Suffering from reader fatigue

“I’m tired, I’m tired of books, said Jack. “I yearn for the meadows green.” My former editor Brigitte Weeks used to intone those words on sunny afternoons at Book World. I’ve certainly felt that way from time to time, thinking that I’ve spent far too much time in bookstores, libraries and reading chairs and not anywhere near enough in walking through the woods or beach-combing or working in the garden.

Balance, they say, is the thing, but I suppose I’ve always been slightly unbalanced, even obsessive about the matters that interest me. No half-measures has always been my motto, even when I’ve sometime waffled and failed to live up to it.

Still, reading has long held a premier position in my life, second only to love and friendship, and I’ve never gone to bed thinking that I had read as much that day as I would have liked. In childhood, I could quite literally stick my nose in books from morning to night, and in college and grad school was often forced to do so. In my later years, I often pictured myself reading or rereading my way through the treasures of the library I would have doubtless accumulated.

Well, I have that library — do I ever! — but I wonder about that bookish golden-years daydream. While I haven’t slowed down in my work, and don’t intend to, I have — to my puzzlement and regret — slowed down in my reading. My body simply can’t sit still, or lie still, for more than an hour at a time. My muscles start to ache, I nod off, I search in vain for a comfortable position. Given that I still need to do a lot of reading as a reviewer and essayist, this is a real problem for me.

I suppose one answer might be more exercise, or sitting at a table rather than in an easy chair.

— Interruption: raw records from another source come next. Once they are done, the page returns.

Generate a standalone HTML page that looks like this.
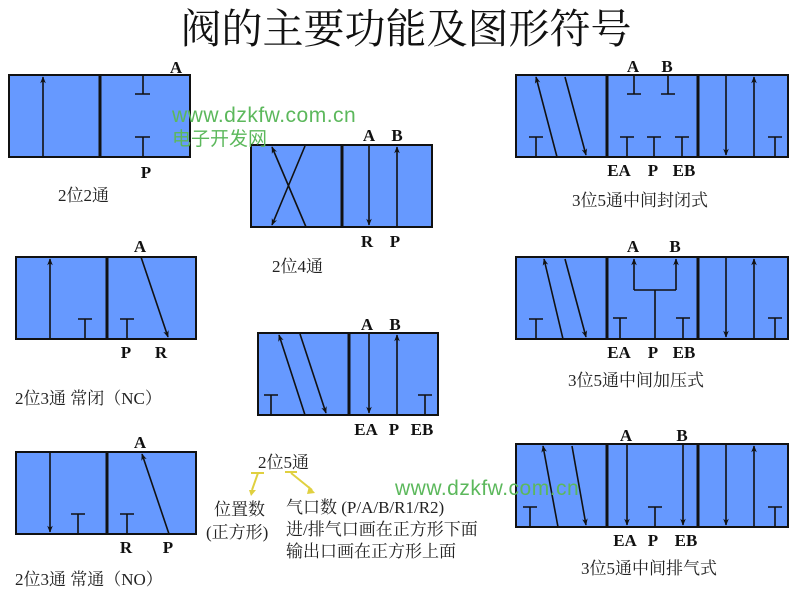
<!DOCTYPE html>
<html><head><meta charset="utf-8"><style>
html,body{margin:0;padding:0;background:#fff;}
svg{display:block;}
.t{font-family:"Liberation Serif","Noto Serif CJK SC",serif;fill:#111;}
.l{font-family:"Liberation Serif","Noto Serif CJK SC",serif;font-size:17px;font-weight:bold;fill:#111;}
.c{font-family:"Liberation Serif","Noto Serif CJK SC",serif;font-size:17px;fill:#222;}
.g{font-family:"Liberation Sans","Noto Sans CJK SC",sans-serif;fill:#5cb85c;}
</style></head><body>
<svg width="800" height="598" viewBox="0 0 800 598" xmlns="http://www.w3.org/2000/svg">
<defs>
<marker id="ar" viewBox="0 0 10 10" refX="9" refY="5" markerWidth="7" markerHeight="8" orient="auto" markerUnits="userSpaceOnUse">
<path d="M0,1 L10,5 L0,9 L3,5 Z" fill="#111"/></marker>
</defs>
<text class="t" x="406" y="43" font-size="41" text-anchor="middle">阀的主要功能及图形符号</text>

<g fill="#6699ff" stroke="#111" stroke-width="2">
<rect x="9" y="75" width="181" height="82"/>
<rect x="251" y="145" width="181" height="82"/>
<rect x="16" y="257" width="180" height="82"/>
<rect x="258" y="333" width="180" height="82"/>
<rect x="16" y="452" width="180" height="82"/>
<rect x="516" y="75" width="272" height="82"/>
<rect x="516" y="257" width="272" height="82"/>
<rect x="516" y="444" width="272" height="83"/>
</g>
<g stroke="#111" stroke-width="3">
<line x1="100" y1="75" x2="100" y2="157"/>
<line x1="342" y1="145" x2="342" y2="227"/>
<line x1="107" y1="257" x2="107" y2="339"/>
<line x1="349" y1="333" x2="349" y2="415"/>
<line x1="107" y1="452" x2="107" y2="534"/>
<line x1="607" y1="75" x2="607" y2="157"/><line x1="698" y1="75" x2="698" y2="157"/>
<line x1="607" y1="257" x2="607" y2="339"/><line x1="698" y1="257" x2="698" y2="339"/>
<line x1="607" y1="444" x2="607" y2="527"/><line x1="698" y1="444" x2="698" y2="527"/>
</g>
<g stroke="#111" stroke-width="1.6" fill="none">
<line x1="43" y1="157" x2="43" y2="77" marker-end="url(#ar)"/>
<path d="M143,75 V94 M135,94 H150 M143,157 V137 M135,137 H150"/>
<line x1="306" y1="227" x2="272" y2="147" marker-end="url(#ar)"/>
<line x1="305" y1="146" x2="272" y2="225" marker-end="url(#ar)"/>
<line x1="369" y1="145" x2="369" y2="225" marker-end="url(#ar)"/>
<line x1="397" y1="227" x2="397" y2="147" marker-end="url(#ar)"/>
<line x1="50" y1="339" x2="50" y2="259" marker-end="url(#ar)"/>
<path d="M85,339 V319 M78,319 H92 M127,339 V319 M120,319 H134"/>
<line x1="141" y1="257" x2="168" y2="337" marker-end="url(#ar)"/>
<path d="M271,415 V395 M264,395 H278 M425,415 V395 M418,395 H432"/>
<line x1="305" y1="415" x2="279" y2="335" marker-end="url(#ar)"/>
<line x1="300" y1="334" x2="326" y2="413" marker-end="url(#ar)"/>
<line x1="369" y1="333" x2="369" y2="413" marker-end="url(#ar)"/>
<line x1="397" y1="415" x2="397" y2="335" marker-end="url(#ar)"/>
<line x1="50" y1="452" x2="50" y2="532" marker-end="url(#ar)"/>
<path d="M78,534 V514 M71,514 H85 M127,534 V514 M120,514 H134"/>
<line x1="169" y1="534" x2="142" y2="454" marker-end="url(#ar)"/>

<path d="M536,157 V137 M529,137 H543"/>
<line x1="557" y1="157" x2="536" y2="77" marker-end="url(#ar)"/>
<line x1="565" y1="77" x2="586" y2="155" marker-end="url(#ar)"/>
<path d="M634,75 V94 M627,94 H641 M668,75 V94 M661,94 H675"/>
<path d="M627,157 V137 M620,137 H634 M654,157 V137 M647,137 H661 M682,157 V137 M675,137 H689"/>
<line x1="726" y1="75" x2="726" y2="155" marker-end="url(#ar)"/>
<line x1="754" y1="157" x2="754" y2="77" marker-end="url(#ar)"/>
<path d="M775,157 V137 M768,137 H782"/>
<path d="M536,339 V319 M529,319 H543"/>
<line x1="563" y1="339" x2="544" y2="259" marker-end="url(#ar)"/>
<line x1="565" y1="259" x2="586" y2="337" marker-end="url(#ar)"/>
<path d="M655,339 V290 M634,290 H676"/>
<line x1="634" y1="290" x2="634" y2="259" marker-end="url(#ar)"/>
<line x1="676" y1="290" x2="676" y2="259" marker-end="url(#ar)"/>
<path d="M620,339 V318 M613,318 H627 M683,339 V318 M676,318 H690"/>
<line x1="726" y1="257" x2="726" y2="337" marker-end="url(#ar)"/>
<line x1="754" y1="339" x2="754" y2="259" marker-end="url(#ar)"/>
<path d="M775,339 V318 M768,318 H782"/>
<path d="M530,527 V507 M523,507 H537"/>
<line x1="558" y1="527" x2="543" y2="446" marker-end="url(#ar)"/>
<line x1="572" y1="446" x2="586" y2="525" marker-end="url(#ar)"/>
<line x1="627" y1="444" x2="627" y2="525" marker-end="url(#ar)"/>
<line x1="683" y1="444" x2="683" y2="525" marker-end="url(#ar)"/>
<path d="M655,527 V507 M648,507 H662"/>
<line x1="726" y1="444" x2="726" y2="525" marker-end="url(#ar)"/>
<line x1="754" y1="527" x2="754" y2="446" marker-end="url(#ar)"/>
<path d="M775,527 V507 M768,507 H782"/>
</g>

<g class="l" text-anchor="middle">
<text x="176" y="73">A</text><text x="146" y="178">P</text>
<text x="369" y="141">A</text><text x="397" y="141">B</text>
<text x="367" y="247">R</text><text x="395" y="247">P</text>
<text x="140" y="252">A</text><text x="126" y="358">P</text><text x="161" y="358">R</text>
<text x="367" y="330">A</text><text x="395" y="330">B</text>
<text x="366" y="435">EA</text><text x="394" y="435">P</text><text x="422" y="435">EB</text>
<text x="140" y="448">A</text><text x="126" y="553">R</text><text x="168" y="553">P</text>
<text x="633" y="72">A</text><text x="667" y="72">B</text>
<text x="619" y="176">EA</text><text x="653" y="176">P</text><text x="684" y="176">EB</text>
<text x="633" y="252">A</text><text x="675" y="252">B</text>
<text x="619" y="358">EA</text><text x="653" y="358">P</text><text x="684" y="358">EB</text>
<text x="626" y="441">A</text><text x="682" y="441">B</text>
<text x="625" y="546">EA</text><text x="653" y="546">P</text><text x="686" y="546">EB</text>
</g>

<g class="c">
<text x="58" y="201">2位2通</text>
<text x="272" y="272">2位4通</text>
<text x="15" y="404">2位3通 常闭（NC）</text>
<text x="15" y="585">2位3通 常通（NO）</text>
<text x="258" y="468">2位5通</text>
<text x="572" y="206">3位5通中间封闭式</text>
<text x="568" y="386">3位5通中间加压式</text>
<text x="581" y="574">3位5通中间排气式</text>
<text x="214" y="515">位置数</text>
<text x="206" y="538">(正方形)</text>
<text x="286" y="513">气口数 (P/A/B/R1/R2)</text>
<text x="286" y="535">进/排气口画在正方形下面</text>
<text x="286" y="557">输出口画在正方形上面</text>
</g>
<g stroke="#e0d040" stroke-width="2" fill="none">
<path d="M251,473 H264 M258,473 L252,490 M285,472 H297 M291,473 L312,490"/>
</g>
<g fill="#e0d040"><path d="M249,490 L256,490 L251,496 Z"/><path d="M309,486 L315,493 L307,494 Z"/></g>

<text class="g" x="172" y="122" font-size="21" letter-spacing="0.5">www.dzkfw.com.cn</text>
<text class="g" x="172" y="145" font-size="19">电子开发网</text>
<text class="g" x="395" y="495" font-size="21" letter-spacing="0.5">www.dzkfw.com.cn</text>
</svg>
</body></html>
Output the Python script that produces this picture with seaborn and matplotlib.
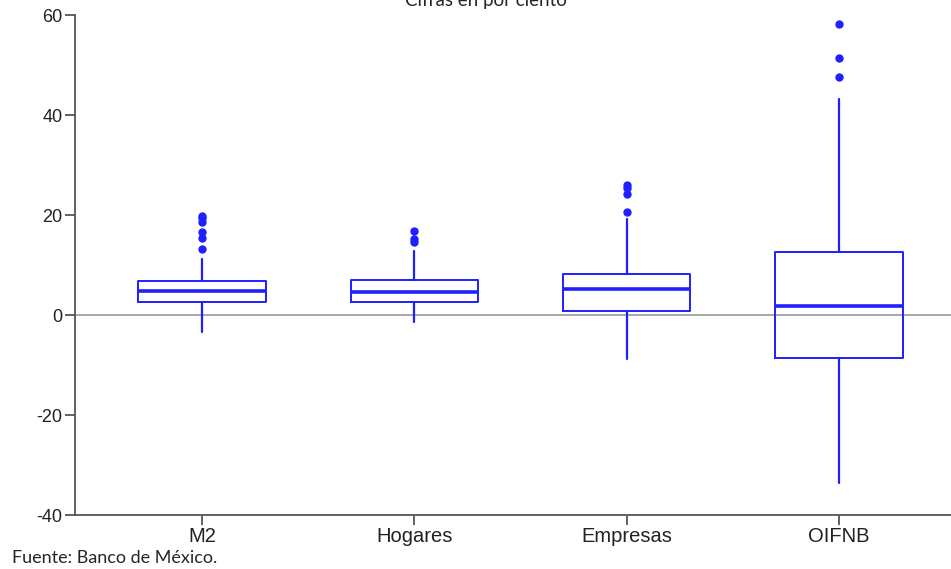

Another might be deciding to read less or faster. Or finding a slightly different line of work — I do enjoy teaching and have long hoped that my occasional gig at the University of Maryland might become regularized. Had the world of used books not changed so dramatically because of the Internet, I would love to be a book scout or work in a good used bookstore.

Do other members of the Reading Room suffer from “reader’s fatigue” of one sort or another? How do you deal with it? Do you have a vision of your reading life in later years? Do you think it will ever come about? Has reading ever let you down when you turned to it for escape or solace? What do you do? Thoughts and advice are welcome, as always.